### WHAT THE EXERCISE ASKS
Pick out each line containing the string "diagram".

### EXERCISE INPUT
_ _ _ _

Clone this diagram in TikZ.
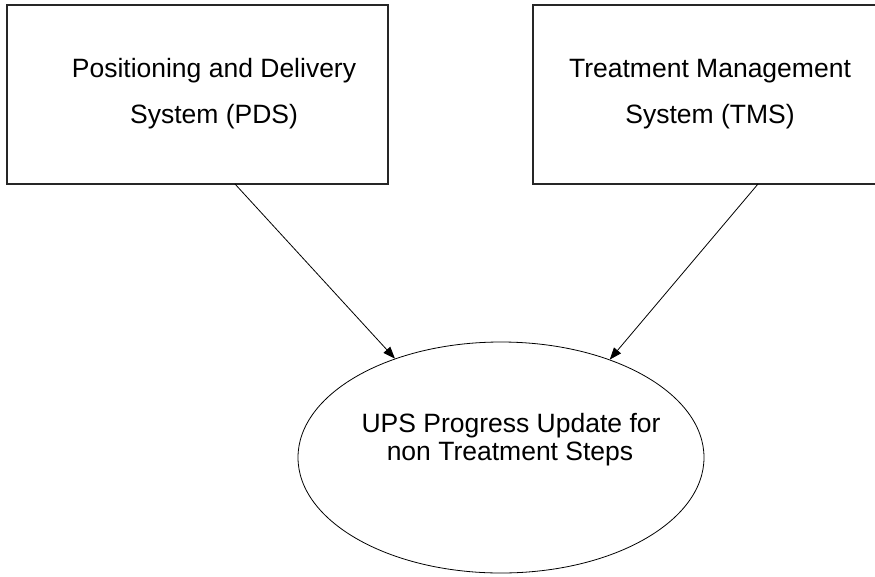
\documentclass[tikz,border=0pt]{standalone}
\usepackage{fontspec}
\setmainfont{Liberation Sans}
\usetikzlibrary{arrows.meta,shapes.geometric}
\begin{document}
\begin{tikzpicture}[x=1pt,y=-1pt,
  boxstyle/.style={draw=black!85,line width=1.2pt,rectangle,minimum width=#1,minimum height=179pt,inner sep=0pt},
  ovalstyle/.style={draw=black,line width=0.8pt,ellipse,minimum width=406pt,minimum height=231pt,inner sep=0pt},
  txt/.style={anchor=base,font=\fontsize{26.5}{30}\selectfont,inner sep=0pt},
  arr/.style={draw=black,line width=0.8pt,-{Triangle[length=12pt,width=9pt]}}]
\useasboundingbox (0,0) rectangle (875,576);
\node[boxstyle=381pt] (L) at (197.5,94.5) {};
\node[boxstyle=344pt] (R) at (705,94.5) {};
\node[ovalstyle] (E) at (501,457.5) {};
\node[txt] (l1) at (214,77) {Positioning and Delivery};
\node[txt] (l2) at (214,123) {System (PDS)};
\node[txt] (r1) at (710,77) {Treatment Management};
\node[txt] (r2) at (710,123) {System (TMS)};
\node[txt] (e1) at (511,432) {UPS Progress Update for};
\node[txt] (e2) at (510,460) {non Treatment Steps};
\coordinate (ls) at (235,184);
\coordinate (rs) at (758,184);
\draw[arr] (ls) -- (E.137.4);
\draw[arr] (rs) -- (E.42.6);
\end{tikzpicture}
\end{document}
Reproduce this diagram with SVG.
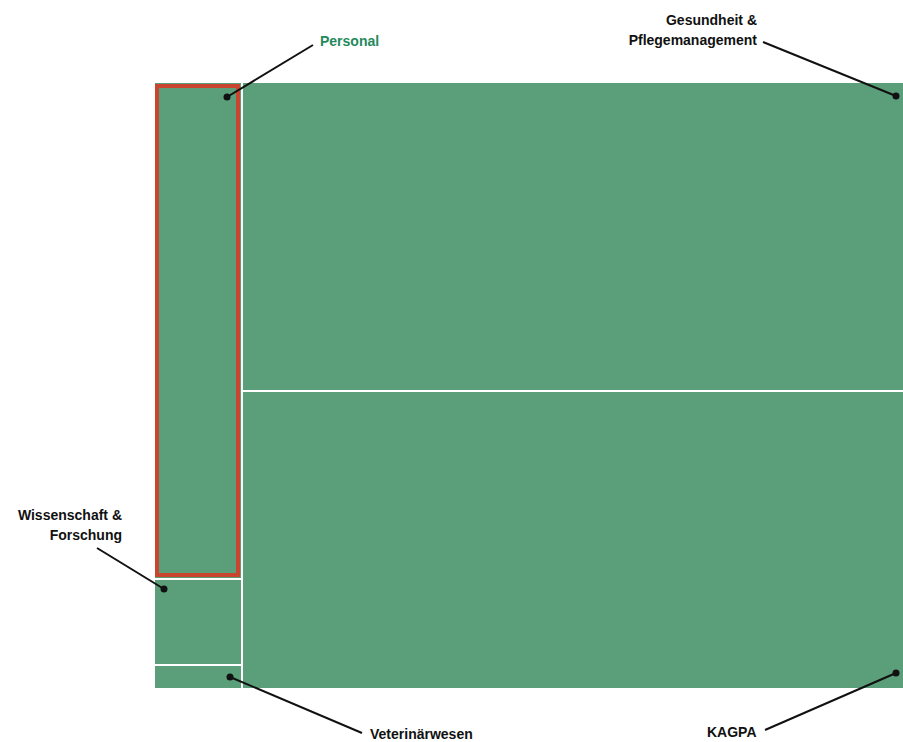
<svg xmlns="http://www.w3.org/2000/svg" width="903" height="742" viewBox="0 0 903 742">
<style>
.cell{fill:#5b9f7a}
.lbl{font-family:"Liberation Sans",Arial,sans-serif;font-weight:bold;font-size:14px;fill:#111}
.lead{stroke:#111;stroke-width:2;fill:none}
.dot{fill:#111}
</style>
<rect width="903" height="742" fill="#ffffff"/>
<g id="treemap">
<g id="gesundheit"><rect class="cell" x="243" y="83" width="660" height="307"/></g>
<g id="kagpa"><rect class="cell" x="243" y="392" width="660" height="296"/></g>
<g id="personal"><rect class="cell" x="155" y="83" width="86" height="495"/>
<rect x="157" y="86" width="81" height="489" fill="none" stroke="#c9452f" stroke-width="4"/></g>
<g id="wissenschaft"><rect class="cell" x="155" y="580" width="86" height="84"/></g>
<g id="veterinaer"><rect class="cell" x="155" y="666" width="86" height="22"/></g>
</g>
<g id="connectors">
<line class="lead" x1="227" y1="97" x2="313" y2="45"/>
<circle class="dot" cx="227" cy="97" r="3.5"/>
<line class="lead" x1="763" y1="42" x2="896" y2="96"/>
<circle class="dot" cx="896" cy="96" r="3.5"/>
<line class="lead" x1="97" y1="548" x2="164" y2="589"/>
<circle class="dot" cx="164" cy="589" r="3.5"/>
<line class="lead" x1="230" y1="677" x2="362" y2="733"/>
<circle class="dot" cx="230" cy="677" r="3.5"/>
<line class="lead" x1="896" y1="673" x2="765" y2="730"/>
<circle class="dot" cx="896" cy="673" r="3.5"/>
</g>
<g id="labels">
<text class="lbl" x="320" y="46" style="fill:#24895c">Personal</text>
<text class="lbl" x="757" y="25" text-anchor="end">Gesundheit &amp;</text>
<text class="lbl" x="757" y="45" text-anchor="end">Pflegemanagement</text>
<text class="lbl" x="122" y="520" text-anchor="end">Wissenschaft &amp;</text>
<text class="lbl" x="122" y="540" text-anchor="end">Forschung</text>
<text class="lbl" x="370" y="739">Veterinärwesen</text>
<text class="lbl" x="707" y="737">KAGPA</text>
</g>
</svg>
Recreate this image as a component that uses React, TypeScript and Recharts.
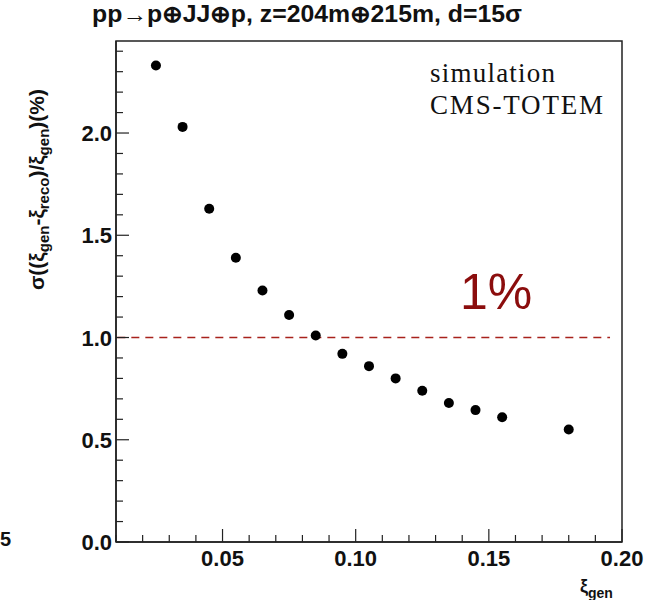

_ _ _ _

### THE OUTPUT
Clone this diagram in TikZ.
Reproduce this diagram with SVG.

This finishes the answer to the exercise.